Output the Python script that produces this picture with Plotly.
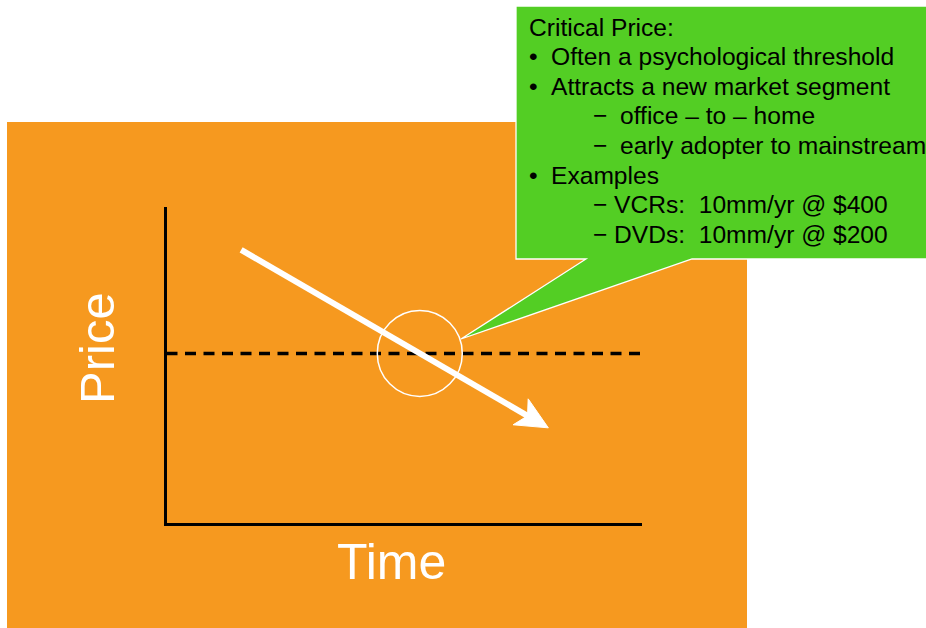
import math
import plotly.graph_objects as go

# ---- conceptual data ----
time_range = [0, 10]
price_range = [0, 10]
trend_time = [1.57, 8.03]      # falling price over time (start, end of arrow)
trend_price = [8.64, 3.0]
critical_price = 5.36          # the psychological threshold
critical_span = [0, 10]

axis_labels = ["Time", "Price"]
callout_title = "Critical Price:"
callout_items = [
    ("bullet", "Often a psychological threshold"),
    ("bullet", "Attracts a new market segment"),
    ("sub", "office \u2013 to \u2013 home"),
    ("sub", "early adopter to mainstream"),
    ("bullet", "Examples"),
    ("sub2", "VCRs:  10mm/yr @ $400"),
    ("sub2", "DVDs:  10mm/yr @ $200"),
]

W, H = 926, 628
ORANGE = "#F6991F"
GREEN = "#53CE24"
FONT = "Liberation Sans, Arial, sans-serif"

# plot area in pixels
PX0, PX1 = 166.5, 642
PY0, PY1 = 522.5, 207   # bottom, top


def t2px(t):
    return PX0 + (t - time_range[0]) / (time_range[1] - time_range[0]) * (PX1 - PX0)


def p2py(p):
    return PY0 + (p - price_range[0]) / (price_range[1] - price_range[0]) * (PY1 - PY0)


def px2t(x):
    return time_range[0] + (x - PX0) / (PX1 - PX0) * (time_range[1] - time_range[0])


def py2p(y):
    return price_range[0] + (y - PY0) / (PY1 - PY0) * (price_range[1] - price_range[0])


def xp(x):
    return x / W


def yp(y):
    return 1 - y / H


# crossing of trend with the critical price
frac = (trend_price[0] - critical_price) / (trend_price[0] - trend_price[1])
cross_t = trend_time[0] + frac * (trend_time[1] - trend_time[0])

# arrow head computed in pixel space from trend direction
sx, sy = t2px(trend_time[0]), p2py(trend_price[0])
ex, ey = t2px(trend_time[1]), p2py(trend_price[1])
L = math.hypot(ex - sx, ey - sy)
ux, uy = (ex - sx) / L, (ey - sy) / L
nx, ny = -uy, ux
head_len, head_half, notch = 32, 15, 24
bx, by = ex - head_len * ux, ey - head_len * uy
c1 = (bx + head_half * nx, by + head_half * ny)
c2 = (bx - head_half * nx, by - head_half * ny)
nk = (ex - notch * ux, ey - notch * uy)
head_px = [(ex, ey), c1, nk, c2, (ex, ey)]

fig = go.Figure()

# critical price dashed line
fig.add_trace(go.Scatter(
    x=critical_span, y=[critical_price, critical_price], mode="lines",
    line=dict(color="black", width=3.5, dash="11px,7.5px"),
    hoverinfo="skip", showlegend=False))

# trend shaft
fig.add_trace(go.Scatter(
    x=[trend_time[0], px2t(nk[0] + 2 * ux)], y=[trend_price[0], py2p(nk[1] + 2 * uy)],
    mode="lines", line=dict(color="white", width=6),
    hoverinfo="skip", showlegend=False))

# arrow head
fig.add_trace(go.Scatter(
    x=[px2t(p[0]) for p in head_px], y=[py2p(p[1]) for p in head_px],
    mode="lines", fill="toself", fillcolor="white",
    line=dict(color="white", width=1),
    hoverinfo="skip", showlegend=False))

shapes = []
# orange panel
shapes.append(dict(type="rect", xref="paper", yref="paper",
                   x0=xp(7), x1=xp(747), y0=yp(640), y1=yp(122),
                   fillcolor=ORANGE, line=dict(width=0), layer="below"))
# circle around crossing
shapes.append(dict(type="circle", xref="x", yref="y",
                   xsizemode="pixel", ysizemode="pixel",
                   xanchor=cross_t, yanchor=critical_price,
                   x0=-42.5, x1=42.5, y0=-43, y1=43,
                   line=dict(color="white", width=1.5)))
# green callout
poly = [(516, 6), (940, 6), (940, 259), (692, 259), (461, 339), (586, 259), (516, 259)]
path = "M " + " L ".join(f"{xp(x):.5f},{yp(y):.5f}" for x, y in poly) + " Z"
shapes.append(dict(type="path", xref="paper", yref="paper", path=path,
                   fillcolor=GREEN, line=dict(color="white", width=1.3)))

ann = []
ann.append(dict(text=axis_labels[0], x=xp(391), y=yp(562), xref="paper", yref="paper",
                showarrow=False, font=dict(family=FONT, size=50, color="white"),
                xanchor="center", yanchor="middle"))
ann.append(dict(text=axis_labels[1], x=xp(97), y=yp(348), xref="paper", yref="paper",
                showarrow=False, textangle=-90,
                font=dict(family=FONT, size=49, color="white"),
                xanchor="center", yanchor="middle"))

tf = dict(family=FONT, size=24.6, color="black")
line_y0, line_dy = 27, 29.6
ann.append(dict(text=callout_title, x=xp(527), y=yp(line_y0), xref="paper", yref="paper",
                showarrow=False, font=tf, xanchor="left", yanchor="middle"))
for i, (kind, txt) in enumerate(callout_items):
    y = line_y0 + (i + 1) * line_dy
    if kind == "bullet":
        mx, mt, tx = 527, "\u2022", 549
    elif kind == "sub":
        mx, mt, tx = 591, "\u2212", 618
    else:
        mx, mt, tx = 591, "\u2212", 612
    ann.append(dict(text=mt, x=xp(mx), y=yp(y), xref="paper", yref="paper",
                    showarrow=False, font=tf, xanchor="left", yanchor="middle"))
    ann.append(dict(text=txt, x=xp(tx), y=yp(y), xref="paper", yref="paper",
                    showarrow=False, font=tf, xanchor="left", yanchor="middle"))

fig.update_layout(
    width=W, height=H, margin=dict(l=0, r=0, t=0, b=0),
    paper_bgcolor="white", plot_bgcolor="rgba(0,0,0,0)",
    shapes=shapes, annotations=ann, showlegend=False,
    xaxis=dict(domain=[PX0 / W, PX1 / W], range=time_range, showline=True,
               linecolor="black", linewidth=3, showgrid=False, zeroline=False,
               showticklabels=False, ticks="", fixedrange=True),
    yaxis=dict(domain=[1 - PY0 / H, 1 - PY1 / H], range=price_range, showline=True,
               linecolor="black", linewidth=3, showgrid=False, zeroline=False,
               showticklabels=False, ticks="", fixedrange=True),
)

fig.write_html("out.html", config={"displayModeBar": False})
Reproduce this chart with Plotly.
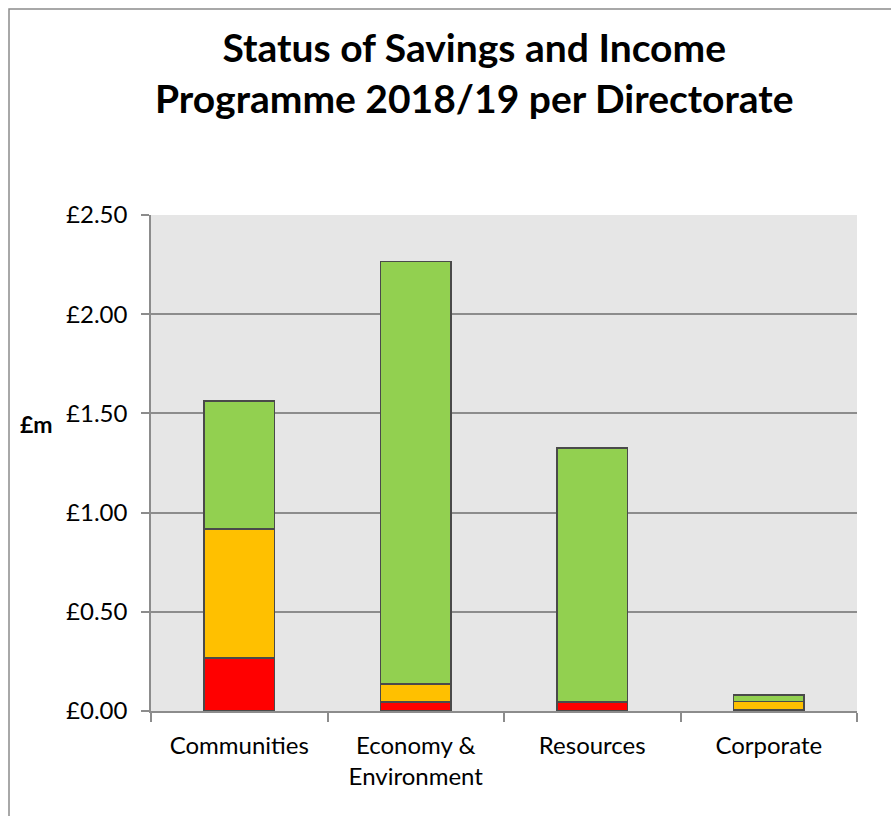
== == ==
Leave out the pictures and return every record word for word.

◆ **Completed exercise**:
Output the Python script that produces this picture with Plotly.
import math
import plotly.graph_objects as go

# ---- conceptual data ----
time_range = [0, 10]
price_range = [0, 10]
trend_time = [1.57, 8.03]      # falling price over time (start, end of arrow)
trend_price = [8.64, 3.0]
critical_price = 5.36          # the psychological threshold
critical_span = [0, 10]

axis_labels = ["Time", "Price"]
callout_title = "Critical Price:"
callout_items = [
    ("bullet", "Often a psychological threshold"),
    ("bullet", "Attracts a new market segment"),
    ("sub", "office \u2013 to \u2013 home"),
    ("sub", "early adopter to mainstream"),
    ("bullet", "Examples"),
    ("sub2", "VCRs:  10mm/yr @ $400"),
    ("sub2", "DVDs:  10mm/yr @ $200"),
]

W, H = 926, 628
ORANGE = "#F6991F"
GREEN = "#53CE24"
FONT = "Liberation Sans, Arial, sans-serif"

# plot area in pixels
PX0, PX1 = 166.5, 642
PY0, PY1 = 522.5, 207   # bottom, top


def t2px(t):
    return PX0 + (t - time_range[0]) / (time_range[1] - time_range[0]) * (PX1 - PX0)


def p2py(p):
    return PY0 + (p - price_range[0]) / (price_range[1] - price_range[0]) * (PY1 - PY0)


def px2t(x):
    return time_range[0] + (x - PX0) / (PX1 - PX0) * (time_range[1] - time_range[0])


def py2p(y):
    return price_range[0] + (y - PY0) / (PY1 - PY0) * (price_range[1] - price_range[0])


def xp(x):
    return x / W


def yp(y):
    return 1 - y / H


# crossing of trend with the critical price
frac = (trend_price[0] - critical_price) / (trend_price[0] - trend_price[1])
cross_t = trend_time[0] + frac * (trend_time[1] - trend_time[0])

# arrow head computed in pixel space from trend direction
sx, sy = t2px(trend_time[0]), p2py(trend_price[0])
ex, ey = t2px(trend_time[1]), p2py(trend_price[1])
L = math.hypot(ex - sx, ey - sy)
ux, uy = (ex - sx) / L, (ey - sy) / L
nx, ny = -uy, ux
head_len, head_half, notch = 32, 15, 24
bx, by = ex - head_len * ux, ey - head_len * uy
c1 = (bx + head_half * nx, by + head_half * ny)
c2 = (bx - head_half * nx, by - head_half * ny)
nk = (ex - notch * ux, ey - notch * uy)
head_px = [(ex, ey), c1, nk, c2, (ex, ey)]

fig = go.Figure()

# critical price dashed line
fig.add_trace(go.Scatter(
    x=critical_span, y=[critical_price, critical_price], mode="lines",
    line=dict(color="black", width=3.5, dash="11px,7.5px"),
    hoverinfo="skip", showlegend=False))

# trend shaft
fig.add_trace(go.Scatter(
    x=[trend_time[0], px2t(nk[0] + 2 * ux)], y=[trend_price[0], py2p(nk[1] + 2 * uy)],
    mode="lines", line=dict(color="white", width=6),
    hoverinfo="skip", showlegend=False))

# arrow head
fig.add_trace(go.Scatter(
    x=[px2t(p[0]) for p in head_px], y=[py2p(p[1]) for p in head_px],
    mode="lines", fill="toself", fillcolor="white",
    line=dict(color="white", width=1),
    hoverinfo="skip", showlegend=False))

shapes = []
# orange panel
shapes.append(dict(type="rect", xref="paper", yref="paper",
                   x0=xp(7), x1=xp(747), y0=yp(640), y1=yp(122),
                   fillcolor=ORANGE, line=dict(width=0), layer="below"))
# circle around crossing
shapes.append(dict(type="circle", xref="x", yref="y",
                   xsizemode="pixel", ysizemode="pixel",
                   xanchor=cross_t, yanchor=critical_price,
                   x0=-42.5, x1=42.5, y0=-43, y1=43,
                   line=dict(color="white", width=1.5)))
# green callout
poly = [(516, 6), (940, 6), (940, 259), (692, 259), (461, 339), (586, 259), (516, 259)]
path = "M " + " L ".join(f"{xp(x):.5f},{yp(y):.5f}" for x, y in poly) + " Z"
shapes.append(dict(type="path", xref="paper", yref="paper", path=path,
                   fillcolor=GREEN, line=dict(color="white", width=1.3)))

ann = []
ann.append(dict(text=axis_labels[0], x=xp(391), y=yp(562), xref="paper", yref="paper",
                showarrow=False, font=dict(family=FONT, size=50, color="white"),
                xanchor="center", yanchor="middle"))
ann.append(dict(text=axis_labels[1], x=xp(97), y=yp(348), xref="paper", yref="paper",
                showarrow=False, textangle=-90,
                font=dict(family=FONT, size=49, color="white"),
                xanchor="center", yanchor="middle"))

tf = dict(family=FONT, size=24.6, color="black")
line_y0, line_dy = 27, 29.6
ann.append(dict(text=callout_title, x=xp(527), y=yp(line_y0), xref="paper", yref="paper",
                showarrow=False, font=tf, xanchor="left", yanchor="middle"))
for i, (kind, txt) in enumerate(callout_items):
    y = line_y0 + (i + 1) * line_dy
    if kind == "bullet":
        mx, mt, tx = 527, "\u2022", 549
    elif kind == "sub":
        mx, mt, tx = 591, "\u2212", 618
    else:
        mx, mt, tx = 591, "\u2212", 612
    ann.append(dict(text=mt, x=xp(mx), y=yp(y), xref="paper", yref="paper",
                    showarrow=False, font=tf, xanchor="left", yanchor="middle"))
    ann.append(dict(text=txt, x=xp(tx), y=yp(y), xref="paper", yref="paper",
                    showarrow=False, font=tf, xanchor="left", yanchor="middle"))

fig.update_layout(
    width=W, height=H, margin=dict(l=0, r=0, t=0, b=0),
    paper_bgcolor="white", plot_bgcolor="rgba(0,0,0,0)",
    shapes=shapes, annotations=ann, showlegend=False,
    xaxis=dict(domain=[PX0 / W, PX1 / W], range=time_range, showline=True,
               linecolor="black", linewidth=3, showgrid=False, zeroline=False,
               showticklabels=False, ticks="", fixedrange=True),
    yaxis=dict(domain=[1 - PY0 / H, 1 - PY1 / H], range=price_range, showline=True,
               linecolor="black", linewidth=3, showgrid=False, zeroline=False,
               showticklabels=False, ticks="", fixedrange=True),
)

fig.write_html("out.html", config={"displayModeBar": False})
Reproduce this chart with Plotly.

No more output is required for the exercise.